▶ Problem to work on: For the material that follows, list every line containing the word "seaborn".

▶ Given data:
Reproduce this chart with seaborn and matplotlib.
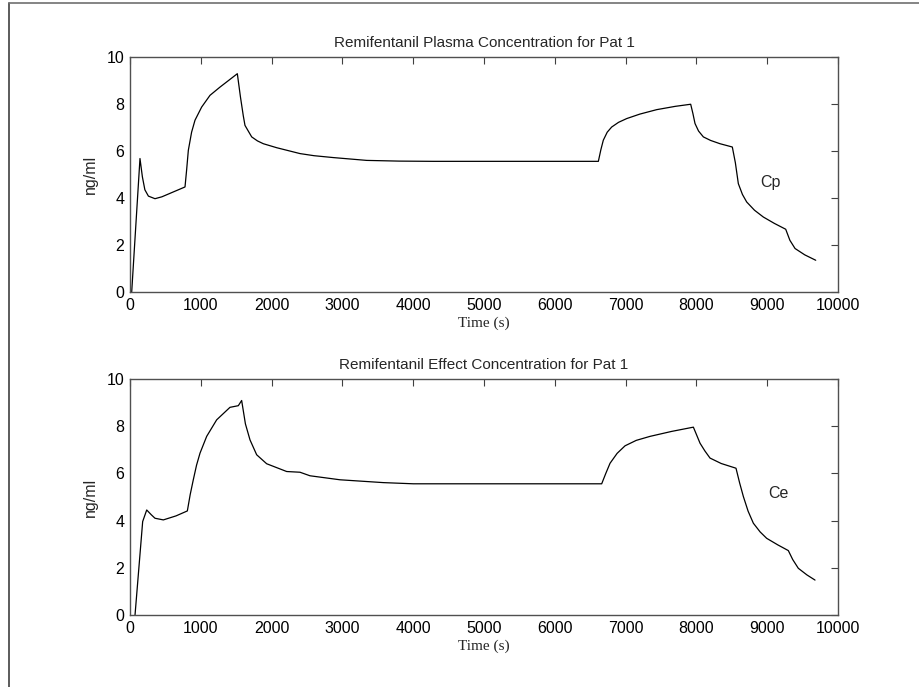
import matplotlib
matplotlib.use("Agg")
import matplotlib.pyplot as plt
from matplotlib.lines import Line2D
import seaborn as sns
import pandas as pd

# Plasma concentration Cp (ng/ml) versus time (s)
cp_time = [24, 141, 175, 210, 260, 353, 450, 777, 800, 824, 870, 918, 1012, 1130,
           1271, 1400, 1516, 1560, 1600, 1624, 1680, 1719, 1800, 1883, 2072, 2401,
           2600, 2872, 3343, 3800, 4284, 6615, 6650, 6685, 6740, 6803, 6900, 7015,
           7200, 7439, 7700, 7919, 7950, 7980, 8030, 8098, 8200, 8333, 8507, 8550,
           8592, 8650, 8710, 8820, 8945, 9100, 9261, 9320, 9393, 9530, 9685]
cp_conc = [0.0, 5.68, 4.90, 4.35, 4.08, 3.97, 4.05, 4.47, 5.20, 6.03, 6.80, 7.31,
           7.87, 8.37, 8.72, 9.02, 9.29, 8.30, 7.50, 7.09, 6.80, 6.60, 6.43, 6.31,
           6.14, 5.89, 5.80, 5.72, 5.60, 5.57, 5.56, 5.56, 6.05, 6.46, 6.80, 7.02,
           7.22, 7.38, 7.57, 7.76, 7.90, 7.99, 7.60, 7.17, 6.85, 6.60, 6.45, 6.31,
           6.17, 5.50, 4.61, 4.15, 3.83, 3.48, 3.19, 2.92, 2.67, 2.20, 1.85, 1.58,
           1.35]

# Effect-site concentration Ce (ng/ml) versus time (s)
ce_time = [71, 179, 236, 300, 353, 471, 650, 810, 850, 894, 940, 989, 1083, 1224,
           1412, 1530, 1577, 1630, 1695, 1789, 1930, 2213, 2401, 2542, 2966, 3578,
           4002, 6662, 6720, 6780, 6880, 6992, 7150, 7345, 7650, 7957, 8000, 8051,
           8120, 8192, 8350, 8559, 8610, 8663, 8730, 8804, 8900, 8992, 9150, 9298,
           9360, 9439, 9560, 9675]
ce_conc = [0.0, 3.96, 4.45, 4.25, 4.10, 4.03, 4.20, 4.41, 5.10, 5.73, 6.35, 6.86,
           7.57, 8.27, 8.80, 8.87, 9.09, 8.10, 7.42, 6.79, 6.41, 6.08, 6.05, 5.90,
           5.73, 5.61, 5.56, 5.56, 6.00, 6.43, 6.85, 7.17, 7.40, 7.57, 7.78, 7.96,
           7.65, 7.28, 6.95, 6.65, 6.42, 6.22, 5.60, 5.02, 4.40, 3.89, 3.52, 3.25,
           2.97, 2.73, 2.35, 1.98, 1.70, 1.48]

titles = ["Remifentanil Plasma Concentration for Pat 1",
          "Remifentanil Effect Concentration for Pat 1"]
curve_labels = ["Cp", "Ce"]
label_pos = [(9040, 4.68), (9160, 5.13)]
x_ticks = [0, 1000, 2000, 3000, 4000, 5000, 6000, 7000, 8000, 9000, 10000]
y_ticks = [0, 2, 4, 6, 8, 10]

sns.set_style("white")
plt.rcParams["font.family"] = ["Liberation Sans", "DejaVu Sans"]

fig = plt.figure(figsize=(9.2, 6.87), dpi=100)
ax_top = fig.add_axes([0.1413, 0.575, 0.7696, 0.342])
ax_bot = fig.add_axes([0.1413, 0.1048, 0.7696, 0.3435])

series = [pd.DataFrame({"t": cp_time, "c": cp_conc}),
          pd.DataFrame({"t": ce_time, "c": ce_conc})]

for ax, df, title, lab, pos in zip([ax_top, ax_bot], series, titles, curve_labels, label_pos):
    sns.lineplot(data=df, x="t", y="c", ax=ax, color="black", linewidth=0.9,
                 estimator=None, sort=False)
    ax.set_xlim(0, 10000)
    ax.set_ylim(0, 10)
    ax.set_xticks(x_ticks)
    ax.set_yticks(y_ticks)
    ax.set_xticklabels([str(v) for v in x_ticks])
    ax.set_yticklabels([str(v) for v in y_ticks])
    ax.tick_params(direction="in", length=5, width=0.8, color="#404040",
                   top=True, right=True, labelsize=11.5, pad=4,
                   labelcolor="black")
    for s in ax.spines.values():
        s.set_color("#505050")
        s.set_linewidth(1.0)
    ax.set_title(title, fontsize=11, pad=7)
    ax.set_xlabel("Time (s)", family=["Liberation Serif", "DejaVu Serif"],
                  fontsize=11, labelpad=3)
    ax.set_ylabel("ng/ml", fontsize=11.5, labelpad=6)
    ax.text(pos[0], pos[1], lab, fontsize=11.5, ha="center", va="center")

# Outer frame lines on the left and top edges of the figure
fig.add_artist(Line2D([9.5 / 920, 9.5 / 920], [0, 1 - 2.5 / 687],
                      transform=fig.transFigure, color="#404040", linewidth=1.2))
fig.add_artist(Line2D([9.5 / 920, 1], [1 - 2.5 / 687, 1 - 2.5 / 687],
                      transform=fig.transFigure, color="#707070", linewidth=1.2))

fig.savefig("out.png", dpi=100)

▶ Result:
Reproduce this chart with seaborn and matplotlib.
import seaborn as sns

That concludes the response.